Copy all lines below containing "standalone".

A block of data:
====
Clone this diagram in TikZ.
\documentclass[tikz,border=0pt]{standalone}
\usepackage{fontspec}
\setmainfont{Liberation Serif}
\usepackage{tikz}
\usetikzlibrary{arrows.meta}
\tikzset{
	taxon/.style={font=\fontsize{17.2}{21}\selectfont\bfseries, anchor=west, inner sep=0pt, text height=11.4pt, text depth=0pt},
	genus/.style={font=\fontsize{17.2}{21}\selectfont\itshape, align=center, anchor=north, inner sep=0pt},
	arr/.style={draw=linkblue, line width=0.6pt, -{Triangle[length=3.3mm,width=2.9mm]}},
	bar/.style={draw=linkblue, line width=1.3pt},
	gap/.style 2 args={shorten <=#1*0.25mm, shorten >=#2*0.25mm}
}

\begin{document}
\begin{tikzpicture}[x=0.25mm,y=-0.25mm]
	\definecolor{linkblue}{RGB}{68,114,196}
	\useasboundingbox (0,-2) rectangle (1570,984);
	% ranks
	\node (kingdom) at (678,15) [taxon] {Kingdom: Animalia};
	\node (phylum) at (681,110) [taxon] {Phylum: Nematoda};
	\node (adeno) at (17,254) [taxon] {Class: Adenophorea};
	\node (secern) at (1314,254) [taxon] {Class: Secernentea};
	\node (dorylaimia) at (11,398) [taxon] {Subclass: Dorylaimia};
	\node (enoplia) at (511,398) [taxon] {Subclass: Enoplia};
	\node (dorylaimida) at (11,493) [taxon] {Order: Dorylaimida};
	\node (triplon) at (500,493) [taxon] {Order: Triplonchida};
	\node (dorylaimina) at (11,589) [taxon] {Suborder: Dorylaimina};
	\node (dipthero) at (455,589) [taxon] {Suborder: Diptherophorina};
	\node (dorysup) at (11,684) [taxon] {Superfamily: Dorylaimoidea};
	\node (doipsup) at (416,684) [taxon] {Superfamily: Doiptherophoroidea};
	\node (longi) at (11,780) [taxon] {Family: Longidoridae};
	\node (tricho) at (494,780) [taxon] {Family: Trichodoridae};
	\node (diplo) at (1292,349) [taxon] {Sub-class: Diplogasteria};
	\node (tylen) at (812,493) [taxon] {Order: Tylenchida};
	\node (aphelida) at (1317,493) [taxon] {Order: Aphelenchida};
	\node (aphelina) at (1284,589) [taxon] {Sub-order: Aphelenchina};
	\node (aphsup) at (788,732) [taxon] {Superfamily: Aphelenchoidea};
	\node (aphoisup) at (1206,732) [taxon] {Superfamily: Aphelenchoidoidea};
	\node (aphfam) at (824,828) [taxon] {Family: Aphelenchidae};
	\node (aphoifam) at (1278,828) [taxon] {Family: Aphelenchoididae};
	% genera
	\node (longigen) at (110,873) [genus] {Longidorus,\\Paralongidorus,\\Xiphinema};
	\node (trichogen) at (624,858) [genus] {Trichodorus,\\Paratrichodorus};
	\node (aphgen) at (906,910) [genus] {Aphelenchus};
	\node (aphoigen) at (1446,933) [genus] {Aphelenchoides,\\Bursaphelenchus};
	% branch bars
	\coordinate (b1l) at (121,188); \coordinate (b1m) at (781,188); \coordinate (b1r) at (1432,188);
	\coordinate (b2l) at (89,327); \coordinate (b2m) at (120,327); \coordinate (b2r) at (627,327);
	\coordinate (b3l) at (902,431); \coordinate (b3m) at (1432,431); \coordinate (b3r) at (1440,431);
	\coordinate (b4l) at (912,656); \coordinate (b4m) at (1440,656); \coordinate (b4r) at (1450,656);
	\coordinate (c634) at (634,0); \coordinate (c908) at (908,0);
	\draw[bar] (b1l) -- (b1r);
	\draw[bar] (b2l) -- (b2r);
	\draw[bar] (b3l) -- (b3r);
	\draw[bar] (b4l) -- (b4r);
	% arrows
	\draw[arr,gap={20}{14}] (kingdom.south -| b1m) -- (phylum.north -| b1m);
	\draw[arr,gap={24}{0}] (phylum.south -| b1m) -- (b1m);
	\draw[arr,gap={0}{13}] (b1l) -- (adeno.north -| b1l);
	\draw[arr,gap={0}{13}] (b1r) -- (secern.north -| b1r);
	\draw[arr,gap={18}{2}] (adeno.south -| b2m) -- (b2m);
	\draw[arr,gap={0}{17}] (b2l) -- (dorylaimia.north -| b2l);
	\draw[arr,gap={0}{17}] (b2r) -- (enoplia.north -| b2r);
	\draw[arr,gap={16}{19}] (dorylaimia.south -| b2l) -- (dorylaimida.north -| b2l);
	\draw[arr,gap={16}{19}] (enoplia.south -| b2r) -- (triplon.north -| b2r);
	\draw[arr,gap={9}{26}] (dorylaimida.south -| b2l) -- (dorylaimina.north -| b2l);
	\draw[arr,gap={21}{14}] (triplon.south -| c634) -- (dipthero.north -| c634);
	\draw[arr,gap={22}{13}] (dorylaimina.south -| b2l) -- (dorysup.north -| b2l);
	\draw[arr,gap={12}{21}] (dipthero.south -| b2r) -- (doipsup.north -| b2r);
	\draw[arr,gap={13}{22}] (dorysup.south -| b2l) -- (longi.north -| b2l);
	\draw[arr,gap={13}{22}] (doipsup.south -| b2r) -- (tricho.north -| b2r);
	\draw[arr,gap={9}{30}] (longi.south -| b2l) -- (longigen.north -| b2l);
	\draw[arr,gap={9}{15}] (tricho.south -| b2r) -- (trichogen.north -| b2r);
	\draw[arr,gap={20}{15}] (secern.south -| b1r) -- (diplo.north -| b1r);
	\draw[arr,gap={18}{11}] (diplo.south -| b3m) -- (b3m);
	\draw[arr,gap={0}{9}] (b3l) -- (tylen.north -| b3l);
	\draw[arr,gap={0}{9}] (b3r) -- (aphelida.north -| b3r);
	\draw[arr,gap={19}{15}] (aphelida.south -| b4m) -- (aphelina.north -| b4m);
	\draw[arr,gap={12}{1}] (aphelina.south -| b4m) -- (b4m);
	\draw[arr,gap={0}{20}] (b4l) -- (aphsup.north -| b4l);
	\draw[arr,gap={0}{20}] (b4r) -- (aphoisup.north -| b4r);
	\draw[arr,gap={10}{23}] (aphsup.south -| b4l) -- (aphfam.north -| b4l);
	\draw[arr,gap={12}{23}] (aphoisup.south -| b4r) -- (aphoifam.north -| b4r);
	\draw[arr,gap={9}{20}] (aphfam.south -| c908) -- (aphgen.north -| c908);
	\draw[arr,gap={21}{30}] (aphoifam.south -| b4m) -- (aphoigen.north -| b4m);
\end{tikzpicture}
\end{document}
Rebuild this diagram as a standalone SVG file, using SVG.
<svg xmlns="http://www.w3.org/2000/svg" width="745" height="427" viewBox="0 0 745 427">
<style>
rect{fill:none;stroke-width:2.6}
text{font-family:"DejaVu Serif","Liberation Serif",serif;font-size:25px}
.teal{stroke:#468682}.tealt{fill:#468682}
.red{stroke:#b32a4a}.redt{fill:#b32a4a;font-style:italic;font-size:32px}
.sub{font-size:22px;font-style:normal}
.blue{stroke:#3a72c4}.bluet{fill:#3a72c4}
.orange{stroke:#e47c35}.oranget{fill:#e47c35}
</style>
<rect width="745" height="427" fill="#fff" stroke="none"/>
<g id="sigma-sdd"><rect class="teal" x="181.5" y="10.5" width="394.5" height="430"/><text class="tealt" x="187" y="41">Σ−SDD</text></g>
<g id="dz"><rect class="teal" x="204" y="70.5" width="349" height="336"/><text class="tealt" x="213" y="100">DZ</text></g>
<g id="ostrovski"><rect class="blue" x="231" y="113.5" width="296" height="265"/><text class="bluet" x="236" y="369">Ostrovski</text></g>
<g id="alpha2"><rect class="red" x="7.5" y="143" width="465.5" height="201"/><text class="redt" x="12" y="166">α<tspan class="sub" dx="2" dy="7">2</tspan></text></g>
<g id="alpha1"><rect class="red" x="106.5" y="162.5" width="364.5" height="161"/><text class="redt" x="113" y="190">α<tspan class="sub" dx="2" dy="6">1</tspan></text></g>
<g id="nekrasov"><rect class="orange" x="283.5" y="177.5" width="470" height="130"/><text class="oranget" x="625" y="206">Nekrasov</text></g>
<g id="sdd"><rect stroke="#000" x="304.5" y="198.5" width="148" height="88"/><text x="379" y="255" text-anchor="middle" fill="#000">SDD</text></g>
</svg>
====
Solution below:
\documentclass[tikz,border=0pt]{standalone}
Rebuild this diagram as a standalone SVG file, using SVG.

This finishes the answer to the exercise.